Juan Pablo Heras
No es rara la figura del creador que también se dedica a la crítica. Tampoco es sorprendente que un escritor compense la precariedad de los ingresos que obtiene de la venta de libros con la práctica más o menos frecuente de alguna forma más blanda u honda de reseñismo, valga el palabro, en diarios o suplementos culturales. Pero lo que resulta más refrescante, de puro insólito, es que ese creador explique con toda naturalidad cómo surgió su vocación de crítico desde la más tierna infancia. Y no como una confesión bisbiseada a media luz (“Sssh…, no se lo digas a nadie, pero a mí me gusta el trabajo que me da de comer…”), sino como una declaración de amor. Es casi un tópico obligado entre los escritores iniciar sus memorias con un entrañable capítulo en el que se recrean a sí mismos como tiernos infantes que juntan sus primeras letras y descubren el poder de la palabra. Y eso les concede cierta aura de santidad, porque un niño que escribe sus primeros versos es algo perfectamente serio. Pero un niño que escribe críticas teatrales para periódicos imaginarios resulta, no sé, un poco… raro. Y así se presenta Marcos Ordóñez en las primeras páginas de este libro. Y lo mejor de todo es que es tan consciente de lo excéntrica que parece su infancia que se decide a explotar su singularidad con el habitual sentido de la realidad (es decir, del humor) que le caracteriza.
En los primeros capítulos de Telón de fondo Ordóñez recrea, a golpe de párrafos breves medidos como con diapasón, el teatro de su infancia y primera juventud, en la Barcelona de los sesenta y setenta. Y lo hace desde un equilibrio impecable entre nostalgia y distancia, para devolverle al pasado el calor de lo entrañable con cuidado de que no se carbonice en la piedra de los mitos. El parentesco de estas páginas con su novela Comedia con fantasmas es evidente.
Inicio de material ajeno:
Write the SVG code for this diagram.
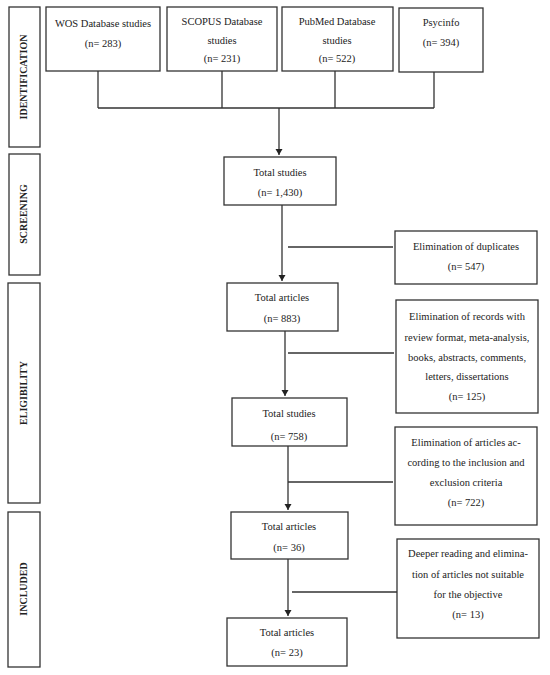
<svg xmlns="http://www.w3.org/2000/svg" width="550" height="675" viewBox="0 0 550 675">
<defs>
<marker id="ah" markerWidth="8" markerHeight="8" refX="6" refY="4" orient="auto" markerUnits="userSpaceOnUse">
<path d="M0,0.5 L6,4 L0,7.5 Z" fill="#222"/>
</marker>
<style>
rect{fill:#fff;stroke:#333;stroke-width:1.3}
text{font-family:"Liberation Serif","Times New Roman",serif;font-size:10.5px;fill:#222;text-anchor:middle}
.ph{font-weight:bold;font-size:10px}
.c{stroke:#333;stroke-width:1.3;fill:none}
</style>
</defs>
<rect width="550" height="675" style="fill:#fff;stroke:none"/>
<g id="phase-identification"><rect x="9" y="7" width="31" height="140"/><text class="ph" transform="translate(27,77) rotate(-90)">IDENTIFICATION</text></g>
<g id="phase-screening"><rect x="9" y="154" width="31" height="121"/><text class="ph" transform="translate(27,214) rotate(-90)">SCREENING</text></g>
<g id="phase-eligibility"><rect x="8" y="283" width="32" height="220"/><text class="ph" transform="translate(27,393) rotate(-90)">ELIGIBILITY</text></g>
<g id="phase-included"><rect x="8" y="512" width="32" height="155"/><text class="ph" transform="translate(27,589) rotate(-90)">INCLUDED</text></g>

<g id="wos"><rect x="46" y="7" width="114" height="64"/><text x="103" y="27">WOS Database studies</text><text x="103" y="47">(n= 283)</text></g>
<g id="scopus"><rect x="167" y="7" width="110" height="64"/><text x="222" y="25">SCOPUS Database</text><text x="222" y="44">studies</text><text x="222" y="62">(n= 231)</text></g>
<g id="pubmed"><rect x="282" y="7" width="111" height="64"/><text x="337" y="25">PubMed Database</text><text x="337" y="44">studies</text><text x="337" y="62">(n= 522)</text></g>
<g id="psycinfo"><rect x="399" y="8" width="84" height="64"/><text x="441" y="26">Psycinfo</text><text x="441" y="46">(n= 394)</text></g>

<g id="total-1430"><rect x="224" y="157" width="112" height="48"/><text x="280" y="176">Total studies</text><text x="280" y="196">(n= 1,430)</text></g>
<g id="dup"><rect x="395" y="231" width="142" height="53"/><text x="466" y="250">Elimination of duplicates</text><text x="466" y="270">(n= 547)</text></g>
<g id="total-883"><rect x="227" y="283" width="111" height="48"/><text x="282" y="301">Total articles</text><text x="282" y="322">(n= 883)</text></g>
<g id="records"><rect x="396" y="300" width="142" height="113"/><text x="467" y="320">Elimination of records with</text><text x="467" y="341">review format, meta-analysis,</text><text x="467" y="361">books, abstracts, comments,</text><text x="467" y="380">letters, dissertations</text><text x="467" y="400">(n= 125)</text></g>
<g id="total-758"><rect x="232" y="398" width="115" height="48"/><text x="289" y="417">Total studies</text><text x="289" y="440">(n= 758)</text></g>
<g id="criteria"><rect x="395" y="427" width="142" height="98"/><text x="466" y="446">Elimination of articles ac-</text><text x="466" y="466">cording to the inclusion and</text><text x="466" y="486">exclusion criteria</text><text x="466" y="506">(n= 722)</text></g>
<g id="total-36"><rect x="231" y="512" width="117" height="47"/><text x="289" y="530">Total articles</text><text x="289" y="551">(n= 36)</text></g>
<g id="deeper"><rect x="397" y="539" width="142" height="99"/><text x="468" y="557">Deeper reading and elimina-</text><text x="468" y="578">tion of articles not suitable</text><text x="468" y="598">for the objective</text><text x="468" y="618">(n= 13)</text></g>
<g id="total-23"><rect x="227" y="618" width="120" height="48"/><text x="287" y="636">Total articles</text><text x="287" y="656">(n= 23)</text></g>

<g id="connectors">
<path class="c" d="M98,71 V108 M222,71 V108 M335,71 V108 M434,72 V108 M98,108 H434"/>
<path class="c" d="M279,108 V155" marker-end="url(#ah)"/>
<path class="c" d="M282,205 V281" marker-end="url(#ah)"/>
<path class="c" d="M288,247 H393"/>
<path class="c" d="M285,331 V396" marker-end="url(#ah)"/>
<path class="c" d="M288,353 H394"/>
<path class="c" d="M288,446 V510" marker-end="url(#ah)"/>
<path class="c" d="M288,482 H393"/>
<path class="c" d="M288,559 V616" marker-end="url(#ah)"/>
<path class="c" d="M292,592 H397"/>
</g>
</svg>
Pero Telón de fondo no es un libro de memorias, o lo es sólo en la medida en que la crítica pueda entenderse como “una de las formas modernas de la autobiografía”, como dice citando a Ricardo Piglia. En otras palabras, que Ordóñez se despliega a sí mismo a lo largo de este ensayo enfocando su mirada sobre las múltiples facetas del poliedro teatral, con el respaldo de todas las referencias que han ido formándole a lo largo de los años. Ordóñez atesora un patrimonio de conocimientos que quiere compartir con nosotros. Y su capacidad para la síntesis le permite reunir varios libros en uno.
Uno de ellos consiste en una breve pero completísima historia de lo que ha sido el teatro español en los últimos cincuenta años. La lectura que hace de este periodo, en particular de los cambios en las formas de producción y financiación que han condicionado nuestra escena, llega hasta el extremo mismo en el que “escribe estas líneas”, en diciembre de 2010, con la certeza de que se está terminando una etapa y el futuro se ha vuelto invisible. Es una visión personal, claro está, pero valiosísima por su sensatez y porque está despejada de los habituales apriorismos ideológicos desde los que se suelen acometer este tipo de análisis, sobre todo si se habla de la sangrante dicotomía entre la iniciativa pública y la privada.
Otro de los libros vendría a ser una galería de retratos en los que repasa las distintas figuras profesionales que componen el mundillo teatral: actores, directores, autores, escenógrafos, productores, etc. En su mirada se percibe verdadero amor por estos oficios, aunque sólo sea por la ira que destila cuando describe los mil modos en los que estas funciones tienden a falsearse en honor del propio ego o de la gloria exprés.
Pero el libro que subyace a lo largo de todas las páginas de Telón de fondo, de un modo tan disimulado que a veces parece inconsciente, tiene que ver con el ejercicio en sí de la crítica de teatro. Ordóñez arrastra tras de sí tantos años de oficio que casi sin querer va dejando notas magistrales. En ocasiones, asoman una primera y una segunda persona insospechadas que dejan leer este libro como si se tratara de una especie de Cartas a un joven crítico teatral, aunque con un sentido del humor que le salva de competir con esos pelmazos que imitan a Rilke. Y por eso uno no puede dejar de reírse cuando lee comentarios que son guiños a otros críticos, pero también amables reproches a los que alguna vez hemos estado en un escenario. Por ejemplo, una verdad incontestable: el mejor día para que venga el crítico siempre es ayer.
Telón de fondo provocará deliciosas cosquillas en el profesional del teatro, que verá por fin todo lo que siempre había sospechado escrito negro sobre blanco. Y abrirá las puertas de un mundo mágico al que sólo se había asomado desde fuera. En cualquier caso, vale la pena. ¿Qué digo? ¿Pena? No, mejor dicho: vale por unos buenos ratos de placer.